PROBLEM: Type out every line below exactly as it reads.

───

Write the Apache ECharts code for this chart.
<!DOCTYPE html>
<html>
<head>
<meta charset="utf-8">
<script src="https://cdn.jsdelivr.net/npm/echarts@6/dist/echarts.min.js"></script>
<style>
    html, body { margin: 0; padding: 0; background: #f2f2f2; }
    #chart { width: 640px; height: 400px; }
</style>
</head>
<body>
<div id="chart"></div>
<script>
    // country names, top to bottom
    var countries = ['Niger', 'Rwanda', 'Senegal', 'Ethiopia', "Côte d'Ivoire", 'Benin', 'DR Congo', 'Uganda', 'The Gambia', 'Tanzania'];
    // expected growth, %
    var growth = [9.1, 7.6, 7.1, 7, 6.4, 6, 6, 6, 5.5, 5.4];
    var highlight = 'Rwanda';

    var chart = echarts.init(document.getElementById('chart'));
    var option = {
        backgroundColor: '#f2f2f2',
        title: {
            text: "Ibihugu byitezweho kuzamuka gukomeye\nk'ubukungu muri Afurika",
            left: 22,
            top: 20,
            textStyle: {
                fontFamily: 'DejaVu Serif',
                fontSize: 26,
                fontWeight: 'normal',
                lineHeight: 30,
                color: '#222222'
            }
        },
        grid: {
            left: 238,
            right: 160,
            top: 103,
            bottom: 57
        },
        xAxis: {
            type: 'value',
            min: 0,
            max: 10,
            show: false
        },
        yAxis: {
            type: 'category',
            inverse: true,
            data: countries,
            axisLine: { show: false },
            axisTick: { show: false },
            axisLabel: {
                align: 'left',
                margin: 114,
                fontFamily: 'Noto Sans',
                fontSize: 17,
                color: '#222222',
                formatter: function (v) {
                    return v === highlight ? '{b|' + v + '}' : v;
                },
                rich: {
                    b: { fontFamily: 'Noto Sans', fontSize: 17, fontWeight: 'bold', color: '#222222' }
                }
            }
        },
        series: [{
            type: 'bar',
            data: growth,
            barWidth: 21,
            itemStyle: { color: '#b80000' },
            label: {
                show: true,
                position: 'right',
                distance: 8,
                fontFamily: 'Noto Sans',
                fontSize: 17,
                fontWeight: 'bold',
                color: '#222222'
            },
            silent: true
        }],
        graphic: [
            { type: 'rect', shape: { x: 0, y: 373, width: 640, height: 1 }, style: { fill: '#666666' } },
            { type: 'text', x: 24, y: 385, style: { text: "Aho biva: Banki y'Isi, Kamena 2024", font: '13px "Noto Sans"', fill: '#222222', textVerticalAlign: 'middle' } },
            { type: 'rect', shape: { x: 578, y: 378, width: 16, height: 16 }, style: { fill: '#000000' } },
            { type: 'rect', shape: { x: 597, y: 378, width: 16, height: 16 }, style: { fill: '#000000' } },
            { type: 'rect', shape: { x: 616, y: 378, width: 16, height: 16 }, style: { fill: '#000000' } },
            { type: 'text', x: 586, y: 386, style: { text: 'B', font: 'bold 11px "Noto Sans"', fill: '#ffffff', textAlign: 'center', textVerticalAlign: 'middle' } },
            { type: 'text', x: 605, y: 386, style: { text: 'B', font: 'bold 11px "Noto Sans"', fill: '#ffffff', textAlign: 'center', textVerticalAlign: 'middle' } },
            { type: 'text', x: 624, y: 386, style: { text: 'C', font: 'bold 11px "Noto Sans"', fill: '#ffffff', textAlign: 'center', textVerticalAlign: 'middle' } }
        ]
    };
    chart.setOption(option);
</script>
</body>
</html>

───

FULL SOLUTION:
Write the Apache ECharts code for this chart.
<!DOCTYPE html>
<html>
<head>
<meta charset="utf-8">
<script src="https://cdn.jsdelivr.net/npm/echarts@6/dist/echarts.min.js"></script>
<style>
    html, body { margin: 0; padding: 0; background: #f2f2f2; }
    #chart { width: 640px; height: 400px; }
</style>
</head>
<body>
<div id="chart"></div>
<script>
    // country names, top to bottom
    var countries = ['Niger', 'Rwanda', 'Senegal', 'Ethiopia', "Côte d'Ivoire", 'Benin', 'DR Congo', 'Uganda', 'The Gambia', 'Tanzania'];
    // expected growth, %
    var growth = [9.1, 7.6, 7.1, 7, 6.4, 6, 6, 6, 5.5, 5.4];
    var highlight = 'Rwanda';

    var chart = echarts.init(document.getElementById('chart'));
    var option = {
        backgroundColor: '#f2f2f2',
        title: {
            text: "Ibihugu byitezweho kuzamuka gukomeye\nk'ubukungu muri Afurika",
            left: 22,
            top: 20,
            textStyle: {
                fontFamily: 'DejaVu Serif',
                fontSize: 26,
                fontWeight: 'normal',
                lineHeight: 30,
                color: '#222222'
            }
        },
        grid: {
            left: 238,
            right: 160,
            top: 103,
            bottom: 57
        },
        xAxis: {
            type: 'value',
            min: 0,
            max: 10,
            show: false
        },
        yAxis: {
            type: 'category',
            inverse: true,
            data: countries,
            axisLine: { show: false },
            axisTick: { show: false },
            axisLabel: {
                align: 'left',
                margin: 114,
                fontFamily: 'Noto Sans',
                fontSize: 17,
                color: '#222222',
                formatter: function (v) {
                    return v === highlight ? '{b|' + v + '}' : v;
                },
                rich: {
                    b: { fontFamily: 'Noto Sans', fontSize: 17, fontWeight: 'bold', color: '#222222' }
                }
            }
        },
        series: [{
            type: 'bar',
            data: growth,
            barWidth: 21,
            itemStyle: { color: '#b80000' },
            label: {
                show: true,
                position: 'right',
                distance: 8,
                fontFamily: 'Noto Sans',
                fontSize: 17,
                fontWeight: 'bold',
                color: '#222222'
            },
            silent: true
        }],
        graphic: [
            { type: 'rect', shape: { x: 0, y: 373, width: 640, height: 1 }, style: { fill: '#666666' } },
            { type: 'text', x: 24, y: 385, style: { text: "Aho biva: Banki y'Isi, Kamena 2024", font: '13px "Noto Sans"', fill: '#222222', textVerticalAlign: 'middle' } },
            { type: 'rect', shape: { x: 578, y: 378, width: 16, height: 16 }, style: { fill: '#000000' } },
            { type: 'rect', shape: { x: 597, y: 378, width: 16, height: 16 }, style: { fill: '#000000' } },
            { type: 'rect', shape: { x: 616, y: 378, width: 16, height: 16 }, style: { fill: '#000000' } },
            { type: 'text', x: 586, y: 386, style: { text: 'B', font: 'bold 11px "Noto Sans"', fill: '#ffffff', textAlign: 'center', textVerticalAlign: 'middle' } },
            { type: 'text', x: 605, y: 386, style: { text: 'B', font: 'bold 11px "Noto Sans"', fill: '#ffffff', textAlign: 'center', textVerticalAlign: 'middle' } },
            { type: 'text', x: 624, y: 386, style: { text: 'C', font: 'bold 11px "Noto Sans"', fill: '#ffffff', textAlign: 'center', textVerticalAlign: 'middle' } }
        ]
    };
    chart.setOption(option);
</script>
</body>
</html>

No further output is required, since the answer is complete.